Slabber joined Conference South club Woking on 31 December 2009, signing until the end of the 2009–10 season.

At the end of the 2009–10 season he joined Eastleigh, for whom he scored a hat-trick in only his second game (against Dorchester Town). Slabber scored four goals for Eastleigh in a 5–0 Conference South win against Staines Town on his 41st appearance for the club. Slabber won Player's Player and Manager's Player of the Year in the 2010–11 season having made 48 appearances and scoring 25 goals.

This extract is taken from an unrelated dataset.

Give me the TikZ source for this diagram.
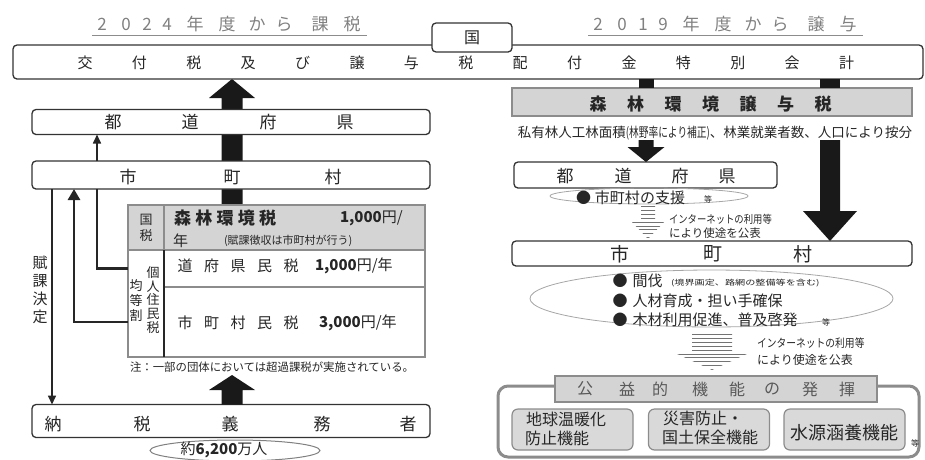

On 20 March 2012, Slabber signed for Chelmsford City for an undisclosed fee, after seeing an initial bid for his services turned down by Eastleigh. On his debut for Chelmsford, on the same day he signed for the club, Slabber scored in a 2–1 win away to Dorchester. On 3 November 2012, Slabber scored Chelmsford's third goal in a 3–1 FA Cup upset against Essex rivals Colchester United. On 2 February 2013, Slabber scored his only hat-trick for Chelmsford, coming against Hayes & Yeading United in a 6–2 win.

It was announced on 8 May 2013 that Slabber had joined Sutton United for the 2013–14 season, before leaving the club for Bromley at the end of the season. He scored his first goal for Bromley in a 4–2 win over Maidenhead United on 25 August, after coming on as a substitute. In October, he joined fellow Conference South club Farnborough on a month's loan, in a bid to regain form and match fitness.

In July 2015, Slabber signed for Conference South side Hemel Hempstead Town, before signing for Conference South side Sutton United on loan until the end of the season in March 2016.

He linked up with a former manager, Mark Goldberg when he signed for Welling United on 26 May 2016. Slabber went on loan to Bishop's Stortford during the 2016–17 season, playing four games.

Slabber returned to Grays Athletic on 14 June 2017. He was released in 2018 and subsequently retired.

==International career==
Slabber has represented England at both under-18 and under-19 levels. He has also been called up, and played for the England Nation Game XI against Belgium in the European Challenge Trophy.